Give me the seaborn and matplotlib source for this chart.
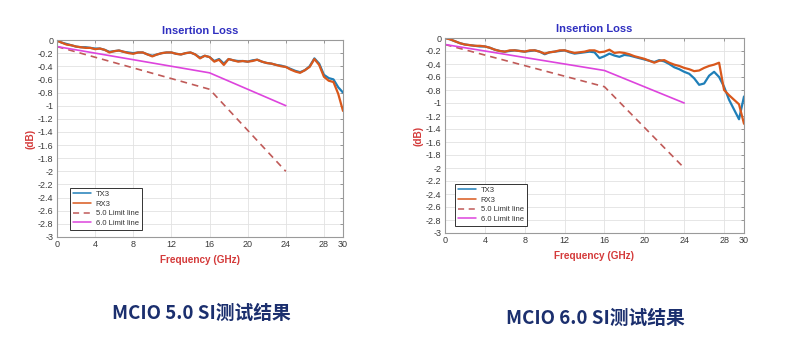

* * *

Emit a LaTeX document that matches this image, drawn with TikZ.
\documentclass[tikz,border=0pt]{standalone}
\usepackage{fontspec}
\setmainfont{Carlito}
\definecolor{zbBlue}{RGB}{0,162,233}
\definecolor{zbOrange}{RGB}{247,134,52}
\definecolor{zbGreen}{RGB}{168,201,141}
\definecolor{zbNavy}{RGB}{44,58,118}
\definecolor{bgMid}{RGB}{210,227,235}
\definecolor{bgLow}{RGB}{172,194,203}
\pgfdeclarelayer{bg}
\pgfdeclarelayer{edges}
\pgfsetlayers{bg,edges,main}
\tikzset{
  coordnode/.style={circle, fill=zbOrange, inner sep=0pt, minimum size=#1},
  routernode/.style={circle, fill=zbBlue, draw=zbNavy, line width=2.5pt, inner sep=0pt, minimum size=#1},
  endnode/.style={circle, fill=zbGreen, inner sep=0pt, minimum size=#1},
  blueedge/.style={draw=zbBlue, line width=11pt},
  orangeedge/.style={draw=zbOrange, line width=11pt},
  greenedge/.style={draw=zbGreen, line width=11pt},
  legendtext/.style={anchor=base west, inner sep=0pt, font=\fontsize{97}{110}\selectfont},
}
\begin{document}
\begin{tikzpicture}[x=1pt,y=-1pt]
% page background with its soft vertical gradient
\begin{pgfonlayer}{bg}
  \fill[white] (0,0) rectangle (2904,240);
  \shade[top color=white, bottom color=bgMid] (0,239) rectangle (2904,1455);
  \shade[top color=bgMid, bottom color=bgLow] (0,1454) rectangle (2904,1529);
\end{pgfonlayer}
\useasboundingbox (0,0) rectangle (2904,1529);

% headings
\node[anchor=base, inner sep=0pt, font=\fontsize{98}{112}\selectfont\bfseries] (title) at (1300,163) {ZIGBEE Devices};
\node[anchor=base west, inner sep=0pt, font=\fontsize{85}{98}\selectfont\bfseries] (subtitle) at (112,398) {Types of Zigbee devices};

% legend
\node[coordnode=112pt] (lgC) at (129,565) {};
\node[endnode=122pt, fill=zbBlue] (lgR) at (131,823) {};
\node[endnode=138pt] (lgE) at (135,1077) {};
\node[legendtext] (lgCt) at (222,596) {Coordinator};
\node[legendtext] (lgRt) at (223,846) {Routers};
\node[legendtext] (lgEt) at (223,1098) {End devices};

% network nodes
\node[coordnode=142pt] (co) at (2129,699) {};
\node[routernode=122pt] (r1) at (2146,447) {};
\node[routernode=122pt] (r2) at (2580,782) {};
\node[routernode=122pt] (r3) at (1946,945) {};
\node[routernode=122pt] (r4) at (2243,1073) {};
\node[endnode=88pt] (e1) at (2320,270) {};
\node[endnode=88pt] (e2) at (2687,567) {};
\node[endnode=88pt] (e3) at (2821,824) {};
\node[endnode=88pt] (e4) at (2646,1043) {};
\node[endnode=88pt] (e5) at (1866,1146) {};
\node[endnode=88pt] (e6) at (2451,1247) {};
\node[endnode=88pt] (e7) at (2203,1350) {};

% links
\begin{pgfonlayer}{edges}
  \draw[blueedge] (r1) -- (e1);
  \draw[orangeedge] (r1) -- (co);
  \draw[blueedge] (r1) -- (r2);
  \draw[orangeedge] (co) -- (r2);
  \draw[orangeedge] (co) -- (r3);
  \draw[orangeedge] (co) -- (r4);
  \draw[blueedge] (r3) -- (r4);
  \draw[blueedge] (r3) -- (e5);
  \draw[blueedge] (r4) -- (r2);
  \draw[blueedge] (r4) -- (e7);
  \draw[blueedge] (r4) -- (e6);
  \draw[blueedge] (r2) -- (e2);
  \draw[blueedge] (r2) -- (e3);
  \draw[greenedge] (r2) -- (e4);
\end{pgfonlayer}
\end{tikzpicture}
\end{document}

--

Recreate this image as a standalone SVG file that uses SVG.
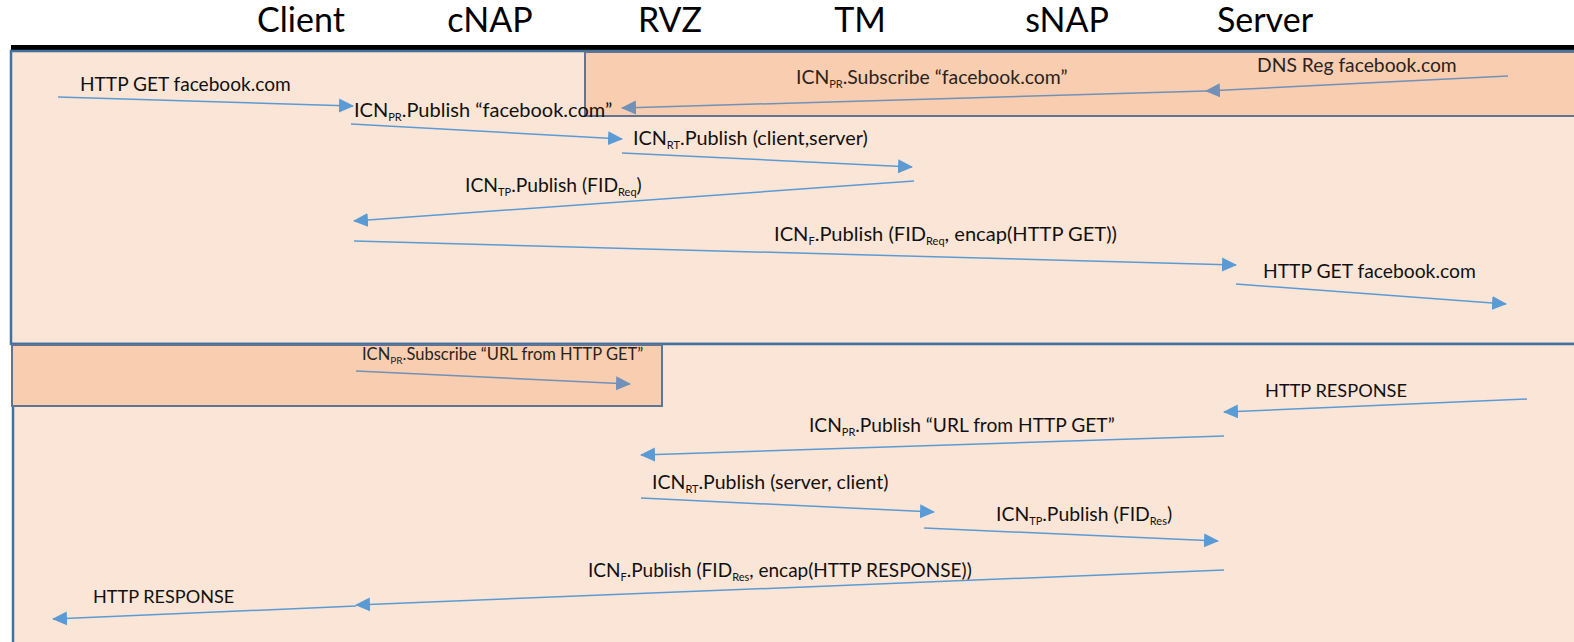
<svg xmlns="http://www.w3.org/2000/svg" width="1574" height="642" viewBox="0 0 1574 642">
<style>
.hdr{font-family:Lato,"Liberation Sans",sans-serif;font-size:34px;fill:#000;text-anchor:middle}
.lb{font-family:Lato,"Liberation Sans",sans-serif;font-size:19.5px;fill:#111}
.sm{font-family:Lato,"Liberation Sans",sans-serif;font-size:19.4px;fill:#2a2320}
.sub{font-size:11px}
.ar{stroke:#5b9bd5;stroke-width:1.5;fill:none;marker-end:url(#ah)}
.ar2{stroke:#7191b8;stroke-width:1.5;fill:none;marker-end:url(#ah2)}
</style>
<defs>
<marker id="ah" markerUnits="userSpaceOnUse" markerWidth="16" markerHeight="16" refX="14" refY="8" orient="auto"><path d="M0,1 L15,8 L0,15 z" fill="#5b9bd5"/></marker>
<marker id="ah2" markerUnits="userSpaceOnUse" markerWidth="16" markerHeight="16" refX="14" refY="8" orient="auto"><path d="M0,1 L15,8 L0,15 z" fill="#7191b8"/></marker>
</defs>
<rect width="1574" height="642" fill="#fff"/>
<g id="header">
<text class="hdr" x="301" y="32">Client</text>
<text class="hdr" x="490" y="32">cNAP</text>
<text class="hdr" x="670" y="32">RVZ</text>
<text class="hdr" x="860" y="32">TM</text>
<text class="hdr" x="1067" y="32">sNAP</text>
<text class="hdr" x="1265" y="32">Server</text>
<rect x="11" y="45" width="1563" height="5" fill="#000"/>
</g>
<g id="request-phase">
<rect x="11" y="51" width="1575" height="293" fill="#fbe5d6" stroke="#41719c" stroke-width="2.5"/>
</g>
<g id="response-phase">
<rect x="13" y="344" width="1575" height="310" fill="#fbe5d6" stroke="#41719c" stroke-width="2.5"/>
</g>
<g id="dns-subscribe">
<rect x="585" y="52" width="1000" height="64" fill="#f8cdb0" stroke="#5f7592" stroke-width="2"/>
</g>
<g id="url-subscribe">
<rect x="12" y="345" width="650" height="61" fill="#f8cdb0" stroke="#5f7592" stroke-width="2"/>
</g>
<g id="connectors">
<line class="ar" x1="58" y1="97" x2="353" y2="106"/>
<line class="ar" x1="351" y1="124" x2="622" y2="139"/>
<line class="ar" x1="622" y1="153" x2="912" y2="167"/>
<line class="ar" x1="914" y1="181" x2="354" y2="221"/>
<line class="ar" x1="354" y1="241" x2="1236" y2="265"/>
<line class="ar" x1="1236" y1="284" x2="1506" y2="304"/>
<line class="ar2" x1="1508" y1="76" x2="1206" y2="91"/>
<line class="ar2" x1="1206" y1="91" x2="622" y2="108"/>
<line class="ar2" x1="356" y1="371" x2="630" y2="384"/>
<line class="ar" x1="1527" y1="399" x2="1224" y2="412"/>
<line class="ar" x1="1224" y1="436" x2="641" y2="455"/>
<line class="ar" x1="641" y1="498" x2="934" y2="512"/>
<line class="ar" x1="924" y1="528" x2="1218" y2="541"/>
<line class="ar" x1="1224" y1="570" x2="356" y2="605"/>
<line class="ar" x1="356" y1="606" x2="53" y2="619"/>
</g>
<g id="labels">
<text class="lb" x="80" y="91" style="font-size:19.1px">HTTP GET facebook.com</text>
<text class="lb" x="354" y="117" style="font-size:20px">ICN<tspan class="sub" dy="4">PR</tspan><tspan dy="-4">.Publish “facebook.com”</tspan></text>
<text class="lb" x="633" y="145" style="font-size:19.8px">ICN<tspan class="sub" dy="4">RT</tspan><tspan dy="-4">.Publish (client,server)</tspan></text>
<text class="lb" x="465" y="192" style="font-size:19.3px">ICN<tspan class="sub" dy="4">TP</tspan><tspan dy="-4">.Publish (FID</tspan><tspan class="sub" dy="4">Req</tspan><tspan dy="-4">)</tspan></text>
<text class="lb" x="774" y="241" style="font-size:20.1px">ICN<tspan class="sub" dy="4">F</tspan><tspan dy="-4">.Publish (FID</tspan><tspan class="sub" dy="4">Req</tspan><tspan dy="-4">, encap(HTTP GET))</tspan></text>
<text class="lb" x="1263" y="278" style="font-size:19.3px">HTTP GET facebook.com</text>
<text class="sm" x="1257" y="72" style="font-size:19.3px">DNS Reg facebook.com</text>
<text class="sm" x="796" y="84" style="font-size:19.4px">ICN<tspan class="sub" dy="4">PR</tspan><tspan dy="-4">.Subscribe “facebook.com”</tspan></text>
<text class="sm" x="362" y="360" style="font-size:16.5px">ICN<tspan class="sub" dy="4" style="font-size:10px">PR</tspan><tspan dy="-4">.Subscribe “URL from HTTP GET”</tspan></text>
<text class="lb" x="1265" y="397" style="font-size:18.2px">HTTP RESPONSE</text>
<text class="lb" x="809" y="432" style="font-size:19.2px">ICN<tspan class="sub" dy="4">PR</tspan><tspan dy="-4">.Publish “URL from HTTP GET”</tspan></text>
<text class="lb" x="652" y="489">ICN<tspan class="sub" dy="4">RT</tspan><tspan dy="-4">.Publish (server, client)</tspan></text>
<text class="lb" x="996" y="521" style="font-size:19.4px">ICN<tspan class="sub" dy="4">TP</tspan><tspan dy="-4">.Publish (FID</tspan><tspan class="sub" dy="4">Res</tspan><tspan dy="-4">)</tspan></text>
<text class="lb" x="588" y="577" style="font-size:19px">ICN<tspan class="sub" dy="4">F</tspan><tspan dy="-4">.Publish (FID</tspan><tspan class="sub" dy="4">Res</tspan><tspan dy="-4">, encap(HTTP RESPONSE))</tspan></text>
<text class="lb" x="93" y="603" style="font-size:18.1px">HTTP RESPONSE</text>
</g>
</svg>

Instructions to follow:
From the line with "Emit a LaTeX" through the line with "(subtitle) at (112,398)", repeat every line exactly, both ends included, and nothing outside that range.

Exercise answer:
Emit a LaTeX document that matches this image, drawn with TikZ.
\documentclass[tikz,border=0pt]{standalone}
\usepackage{fontspec}
\setmainfont{Carlito}
\definecolor{zbBlue}{RGB}{0,162,233}
\definecolor{zbOrange}{RGB}{247,134,52}
\definecolor{zbGreen}{RGB}{168,201,141}
\definecolor{zbNavy}{RGB}{44,58,118}
\definecolor{bgMid}{RGB}{210,227,235}
\definecolor{bgLow}{RGB}{172,194,203}
\pgfdeclarelayer{bg}
\pgfdeclarelayer{edges}
\pgfsetlayers{bg,edges,main}
\tikzset{
  coordnode/.style={circle, fill=zbOrange, inner sep=0pt, minimum size=#1},
  routernode/.style={circle, fill=zbBlue, draw=zbNavy, line width=2.5pt, inner sep=0pt, minimum size=#1},
  endnode/.style={circle, fill=zbGreen, inner sep=0pt, minimum size=#1},
  blueedge/.style={draw=zbBlue, line width=11pt},
  orangeedge/.style={draw=zbOrange, line width=11pt},
  greenedge/.style={draw=zbGreen, line width=11pt},
  legendtext/.style={anchor=base west, inner sep=0pt, font=\fontsize{97}{110}\selectfont},
}
\begin{document}
\begin{tikzpicture}[x=1pt,y=-1pt]
% page background with its soft vertical gradient
\begin{pgfonlayer}{bg}
  \fill[white] (0,0) rectangle (2904,240);
  \shade[top color=white, bottom color=bgMid] (0,239) rectangle (2904,1455);
  \shade[top color=bgMid, bottom color=bgLow] (0,1454) rectangle (2904,1529);
\end{pgfonlayer}
\useasboundingbox (0,0) rectangle (2904,1529);

% headings
\node[anchor=base, inner sep=0pt, font=\fontsize{98}{112}\selectfont\bfseries] (title) at (1300,163) {ZIGBEE Devices};
\node[anchor=base west, inner sep=0pt, font=\fontsize{85}{98}\selectfont\bfseries] (subtitle) at (112,398) {Types of Zigbee devices};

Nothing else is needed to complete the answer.